In vitro N-glucuronidation of SB 47436 (BMS 186295), a new AT1 nonpeptide angiotensin II receptor antagonist, by rat, monkey and human hepatic microsomal fractions.

The glucuronidation of the AT1 nonpeptide angiotensin II receptor antagonist, SR 47436 (BMS 186295), was investigated in hepatic microsomes prepared from various species, i.e., Sprague-Dawley rat, Cynomolgus monkey and Caucasian humans.

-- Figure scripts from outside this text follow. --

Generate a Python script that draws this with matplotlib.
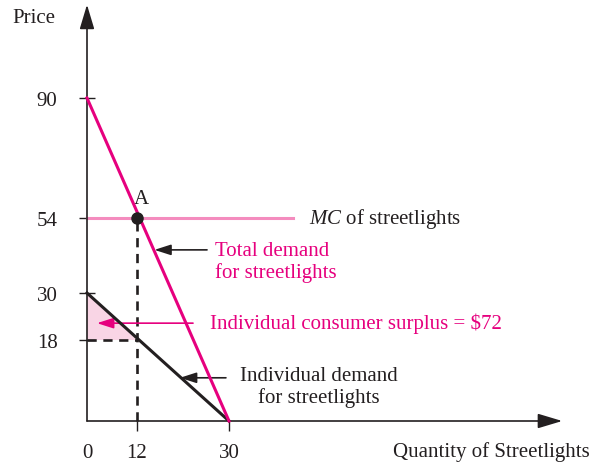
import numpy as np
import matplotlib
matplotlib.use('Agg')
import matplotlib.pyplot as plt

# values
total_demand_q = [0, 30]
total_demand_p = [90, 0]
indiv_demand_q = [0, 30]
indiv_demand_p = [30, 0]
mc_price = 54
mc_q = [0, 42.5]
point_a = (12, 54)
indiv_q = 12
indiv_p = 18
surplus_q = [0, 0, 12]
surplus_p = [30, 18, 18]
xticks = [0, 12, 30]
yticks = [18, 30, 54, 90]

INK = '#231F20'
MAGENTA = '#E6007E'
MC_PINK = '#F48CBE'
FILL_PINK = '#F9D5E5'
FS = 15

plt.rcParams['font.family'] = ['Liberation Serif', 'DejaVu Serif']
plt.rcParams['mathtext.fontset'] = 'custom'
plt.rcParams['mathtext.rm'] = 'Liberation Serif'
plt.rcParams['mathtext.it'] = 'Liberation Serif:italic'

# the textbook diagram is not drawn to scale: piecewise-linear axis scales
xd = np.array([-50, 0, 12, 30, 150])
xp = np.array([-121.3, 87, 137, 229, 842.3])
yd = np.array([-50, 0, 18, 30, 54, 90, 200])
yp = np.array([-183, 42, 123, 170, 245, 365, 731.7])

def fx(v):
    return np.interp(v, xd, xp)

def ix(v):
    return np.interp(v, xp, xd)

def fy(v):
    return np.interp(v, yd, yp)

def iy(v):
    return np.interp(v, yp, yd)

fig = plt.figure(figsize=(5.96, 4.64), dpi=100)
ax = fig.add_axes([0, 0, 1, 1])
ax.set_xscale('function', functions=(fx, ix))
ax.set_yscale('function', functions=(fy, iy))
ax.set_xlim(ix(0), ix(596))
ax.set_ylim(iy(0), iy(464))

for s in ['top', 'right']:
    ax.spines[s].set_visible(False)
ax.spines['left'].set_position(('data', 0))
ax.spines['bottom'].set_position(('data', 0))
ax.spines['left'].set_color('none')
ax.spines['bottom'].set_color('none')

# axes with arrow heads
axis_arrow = dict(arrowstyle='-|>,head_length=1.5,head_width=0.45',
                  color=INK, lw=1.2, shrinkA=0, shrinkB=0)
ax.annotate('', xy=(0, 118), xytext=(0, 0), arrowprops=axis_arrow)
ax.annotate('', xy=(95.2, 0), xytext=(0, 0), arrowprops=axis_arrow)

ax.set_xticks(xticks)
ax.set_xticklabels([str(v) for v in xticks])
ax.set_yticks(yticks)
ax.set_yticklabels([str(v) for v in yticks])
ax.tick_params(axis='y', direction='inout', length=11.5, width=1.0,
               pad=15.5, labelsize=FS, color=INK, labelcolor=INK)
ax.tick_params(axis='x', direction='out', length=7.2, width=1.0,
               pad=8.5, labelsize=FS, color=INK, labelcolor=INK)
ax.xaxis.get_major_ticks()[0].tick1line.set_visible(False)

# consumer surplus triangle
ax.fill(surplus_q, surplus_p, color=FILL_PINK, lw=0, zorder=1)

# MC line
ax.plot(mc_q, [mc_price, mc_price], color=MC_PINK, lw=2.2, zorder=2)

# dashed guides
ax.plot([indiv_q, indiv_q], [0, point_a[1]], color=INK, lw=1.9,
        ls=(0, (3.5, 2.5)), zorder=3)
ax.plot([0, indiv_q], [indiv_p, indiv_p], color=INK, lw=1.9,
        ls=(0, (3.5, 2.5)), zorder=3)

# demand curves
ax.plot(indiv_demand_q, indiv_demand_p, color=INK, lw=2.2, zorder=4)
ax.plot(total_demand_q, total_demand_p, color=MAGENTA, lw=2.2, zorder=4)

ax.plot([point_a[0]], [point_a[1]], 'o', color=INK, ms=8, zorder=5)
ax.text(12.8, 60, 'A', fontsize=FS, ha='center', va='center', color=INK)

# labels
ax.text(-18, 114, 'Price', fontsize=FS, ha='left', va='center', color=INK)
ax.text(100.6, -6.6, 'Quantity of Streetlights', fontsize=FS, ha='right',
        va='center', color=INK)
ax.text(45.7, 54, r'$MC$ of streetlights', fontsize=FS, ha='left',
        va='center', color=INK)

label_arrow = '-|>,head_length=1.0,head_width=0.32'
ax.annotate('', xy=(15.4, 43.8), xytext=(25.7, 43.8),
            arrowprops=dict(arrowstyle=label_arrow, color=INK, lw=1.2,
                            shrinkA=0, shrinkB=0))
ax.text(27.3, 40.2, 'Total demand\nfor streetlights', fontsize=FS, ha='left',
        va='center', color=MAGENTA, linespacing=1.15)

ax.annotate('', xy=(2.4, 22.3), xytext=(22.96, 22.3),
            arrowprops=dict(arrowstyle=label_arrow, color=MAGENTA, lw=1.2,
                            shrinkA=0, shrinkB=0))
ax.text(26.3, 22.3, 'Individual consumer surplus = $72', fontsize=FS,
        ha='left', va='center', color=MAGENTA)

ax.annotate('', xy=(20.4, 9.6), xytext=(29.4, 9.6),
            arrowprops=dict(arrowstyle=label_arrow, color=INK, lw=1.2,
                            shrinkA=0, shrinkB=0))
ax.text(47.6, 7.6, 'Individual demand\nfor streetlights', fontsize=FS,
        ha='center', va='center', multialignment='center',
        color=INK, linespacing=1.15)

fig.savefig('out.png', dpi=100)
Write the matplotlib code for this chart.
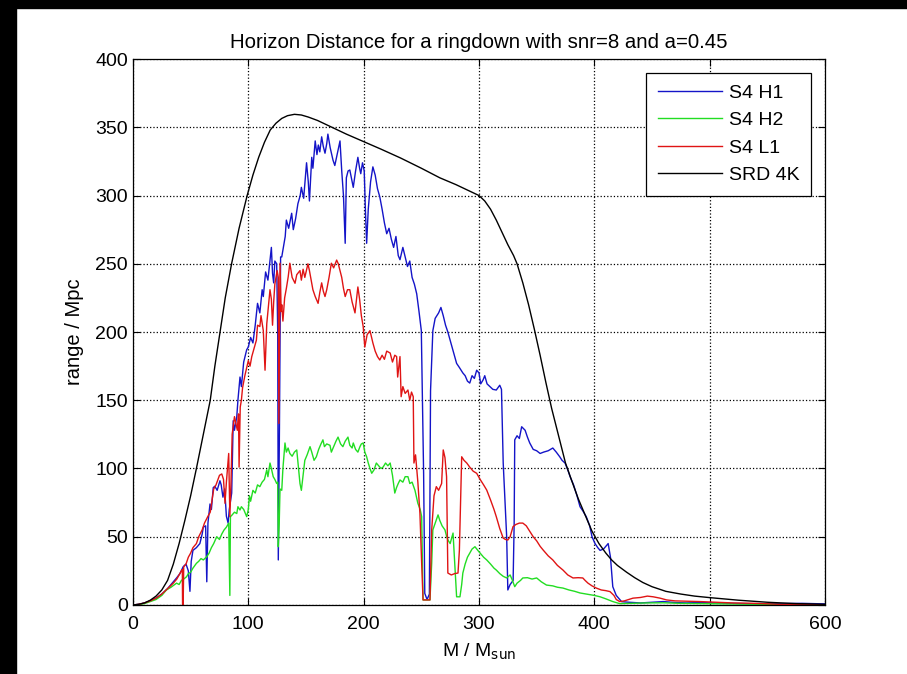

The drug was found to undergo N-glucuronidation on the tetrazole moiety as confirmed by its hydrolysis by beta-glucuronidase, its associated radioactivity when UDP-[U-14C]glucuronic acid was used as substrate and by different techniques such as high-performance liquid chromatography-mass spectrometry and nuclear magnetic resonance. Glucuronide formation was optimal at pH 5.0 along with a "0.2 mg of Brij 58 per mg of protein" ratio, regardless of the investigated species. Cynomolgus monkey microsomes glucuronidated SR 47436 (BMS 186295) to the greatest extent, with a relative catalytic efficiency 11.0- and 2.6-fold higher than that observed in rat and human, respectively. SR 47436 (BMS 186295) glucuronidation followed Michaelis-Menten kinetics. Bilirubin:UDP-glucuronosyltransferase isoform was not involved, inasmuch as bilirubin did not affect its glucuronidation, 7,7,7-triphenylheptanoic acid was a noncompetitive inhibitor and glucuronidation was only decreased 2-fold in Gunn rats. SR 47436 (BMS 186295) glucuronidation was enhanced markedly after treatment of rats with dexamethasone (Vmax/Km = 71.5 vs. 2.6 in untreated animals). Among the drugs used which undergo phenolic, carboxylic acid, alcohol or tertiary amine glucuronidation, only monodigitoxigenin-monodigitoxoside, flurbiprofen, naproxen, testosterone and estrone inhibited SR 47436 (BMS 186295) glucoronidation in a noncompetitive manner. These data suggest that SR 47436 (BMS 186295) was glucuronidated by a highly dexamethasone-inducible UDP-glucuronosyltransferase isoform(s), different from that involved in the glucuronidation of monodigitoxigenin-monodigitoxoside.